Developer: Take-Two Interactive
Review: In the mid 1930’s, the Torso Murderer ravaged Cleveland, Ohio by slicing up seven people and leaving Eliot Ness a puzzling case that even he could not solve. In 1947, Elizabeth Short (nicknamed the Black Dahlia), an aspiring Hollywood actress, was brutally murdered in much the same fashion of those in Cleveland a decade earlier. That case wasn’t solved either.
Take 2 Interactive takes their shot at solving the case, creating a mystical black gem (sought by the Nazis, naturally), known by the name of Black Dahlia. The gem gives its owner power to rule the world, quite typical for Nazi relics. The crusade for this gem by various groups is masked by all of the aforementioned murders, and one agent of the CIS is bound and determined to solve the case and stop. You play Jim Pearson, a fictional agent of the non-fictional CIS (later the OSS, and still later the CIA). You must interview agents, criminals, and face the murderer himself in order to solve the case, while dealing with interference from the local police, Eliot Ness and the FBI, as well as, of course, Nazis.

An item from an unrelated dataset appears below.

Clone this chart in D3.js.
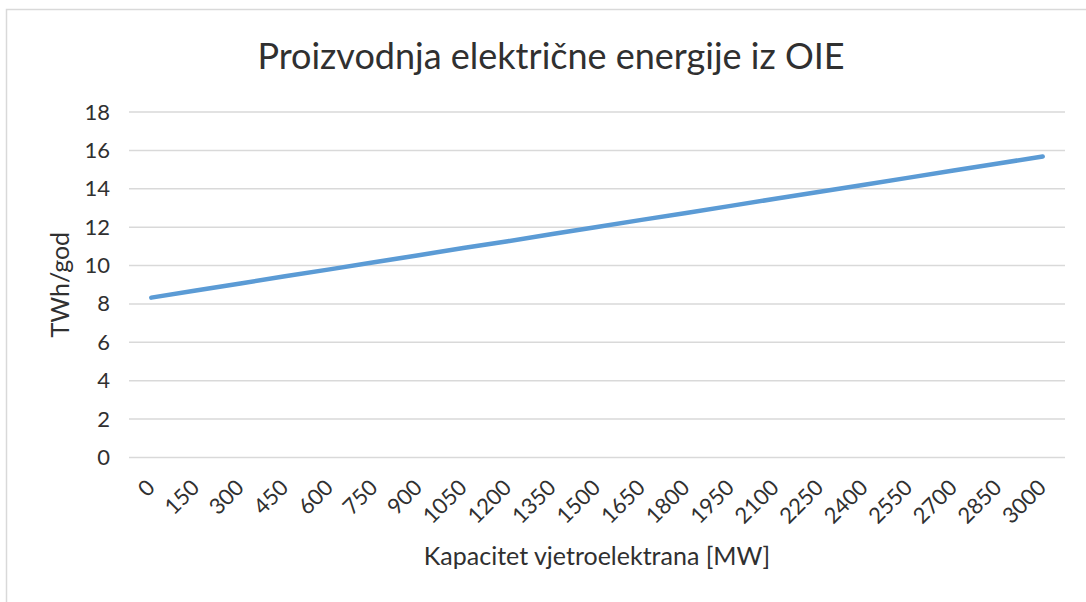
<!DOCTYPE html>
<html>
<head>
<meta charset="utf-8">
<script src="https://cdn.jsdelivr.net/npm/d3@7"></script>
<style>
  html, body { margin: 0; padding: 0; background: #fff; }
  svg { display: block; }
  text { font-family: Lato, "Open Sans", sans-serif; fill: #303030; }
</style>
</head>
<body>
<svg id="chart" width="1086" height="602"></svg>
<script>
// Installed wind capacity (MW) and annual production from renewables (TWh/year)
const capacities = [0, 150, 300, 450, 600, 750, 900, 1050, 1200, 1350, 1500,
                    1650, 1800, 1950, 2100, 2250, 2400, 2550, 2700, 2850, 3000];
const production = [8.33, 8.70, 9.07, 9.44, 9.80, 10.17, 10.54, 10.91, 11.27, 11.64, 12.01,
                    12.38, 12.74, 13.11, 13.48, 13.85, 14.21, 14.58, 14.95, 15.32, 15.68];
const yTicks = [0, 2, 4, 6, 8, 10, 12, 14, 16, 18];

const titleText = "Proizvodnja električne energije iz OIE";
const xTitle = "Kapacitet vjetroelektrana [MW]";
const yTitle = "TWh/god";

const textColor = "#303030";
const svg = d3.select("#chart");
const plot = { left: 129, right: 1065, top: 112, bottom: 457.5 };

// chart frame
svg.append("rect")
  .attr("x", 6.5).attr("y", 9.5)
  .attr("width", 1100).attr("height", 620)
  .attr("fill", "#fff")
  .attr("stroke", "#d9d9d9").attr("stroke-width", 1.5);

const x = d3.scaleBand()
  .domain(capacities)
  .range([plot.left, plot.right]);

const y = d3.scaleLinear()
  .domain([0, 18])
  .range([plot.bottom, plot.top]);

// horizontal gridlines
svg.append("g")
  .selectAll("line")
  .data(yTicks)
  .join("line")
  .attr("x1", plot.left).attr("x2", plot.right)
  .attr("y1", d => y(d)).attr("y2", d => y(d))
  .attr("stroke", "#d9d9d9").attr("stroke-width", 1.5);

// y axis labels
const yAxis = d3.axisLeft(y).tickValues(yTicks).tickSize(0).tickPadding(0);
const gy = svg.append("g")
  .attr("transform", `translate(${110},0)`)
  .call(yAxis);
gy.select(".domain").remove();
gy.selectAll("text")
  .style("font-family", "Lato, 'Open Sans', sans-serif")
  .style("font-size", "22px")
  .attr("fill", textColor);

// x axis labels, rotated
const xAxis = d3.axisBottom(x).tickSize(0).tickPadding(0);
const gx = svg.append("g")
  .attr("transform", `translate(0,${474})`)
  .call(xAxis);
gx.select(".domain").remove();
gx.selectAll("text")
  .style("font-family", "Lato, 'Open Sans', sans-serif")
  .style("font-size", "22px")
  .attr("fill", textColor)
  .attr("text-anchor", "end")
  .attr("dy", "0.7em")
  .attr("transform", "translate(-6,4) rotate(-45)");

// data line
const line = d3.line()
  .x((d, i) => x(capacities[i]) + x.bandwidth() / 2)
  .y(d => y(d));

svg.append("path")
  .datum(production)
  .attr("d", line)
  .attr("fill", "none")
  .attr("stroke", "#5b9bd5")
  .attr("stroke-width", 4.5)
  .attr("stroke-linecap", "round")
  .attr("stroke-linejoin", "round");

// titles
svg.append("text")
  .attr("x", 551).attr("y", 69)
  .attr("text-anchor", "middle")
  .style("font-size", "36px")
  .attr("fill", textColor)
  .text(titleText);

svg.append("text")
  .attr("x", (plot.left + plot.right) / 2).attr("y", 565)
  .attr("text-anchor", "middle")
  .style("font-size", "25px")
  .attr("fill", textColor)
  .text(xTitle);

svg.append("text")
  .attr("transform", `translate(69,${(plot.top + plot.bottom) / 2}) rotate(-90)`)
  .attr("text-anchor", "middle")
  .style("font-size", "25px")
  .attr("fill", textColor)
  .text(yTitle);
</script>
</body>
</html>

Take 2 does so many things right with this adventure that it’s hard to know where to begin. One of the last games to use extensive FMV sequences, it avoids the pitfalls present in most games of this nature. For starters, the game plays in first-person perspective. You never see Jim unless you’re watching a movie, so the continuity of his clothing and emotional state never come into play. And while some of the script is hokey, there are no noticeably horrible acting performances. The worst performance, surprisingly, is given by Dennis Hopper as an ex-CIS agent who’s been committed to a psych ward. Complementing the movies is the soundtrack, which is nearly flawless. Tense moments are subtly treated as such, without cheapening the mood with overblown scare tactics.
The plot, which is perhaps the most ambitious and well-crafted in adventure game history, spans many locations, including Cleveland, Germany, and Los Angeles, and about ten years of history as Jim Pearson attempts to track down the Black Dahlia and the killer. The story borrows plenty of historical facts to increase the feeling of realism. As it is fairly easy to determine what is fact, fiction, and pure mysticism, the player never feels insulted by the storyteller. The game never pretends that it knows the truth behind the killings; it simply takes a fascinating historical account and creates an even more fascinating story around it, much like James Cameron did with Titanic.
What either makes or breaks the game for most players are the puzzles. They are hard. While there are a few inventory puzzles, most are symbolical or mathematical and require extensive note-taking. If you’ve ever done Mensa puzzles, think of the hardest of those. I would encourage all players to have a walkthrough handy, as unless you are a literal genius, you will break your keyboard from pounding your head against it. The designers cannot be faulted for the puzzles themselves, as none of them are contrived and all fit seamlessly with the plot. However, there are far too many of them, especially midway through the game, and at times it feels more like a homework assignment than a game. To be fair, some of them I found to be fascinating and I solved approximately a third of the puzzles without any help to much personal satisfaction.
If you like FMV games and don’t mind using a walkthrough to get through the tough parts, there is little doubt that you will be as enthralled with this adventure as I am and will no doubt follow up your experience by hitting Wikipedia for a history lesson.
Contemporary Rating: Medium. It takes a little bit to get used to movement. Also, swapping eight discs during gameplay is a pain, though there’s not much back-and-forth.
Cruelty Rating: Polite. Death (or a premature game over) is a rare outcome but can happen. The occasional save is needed.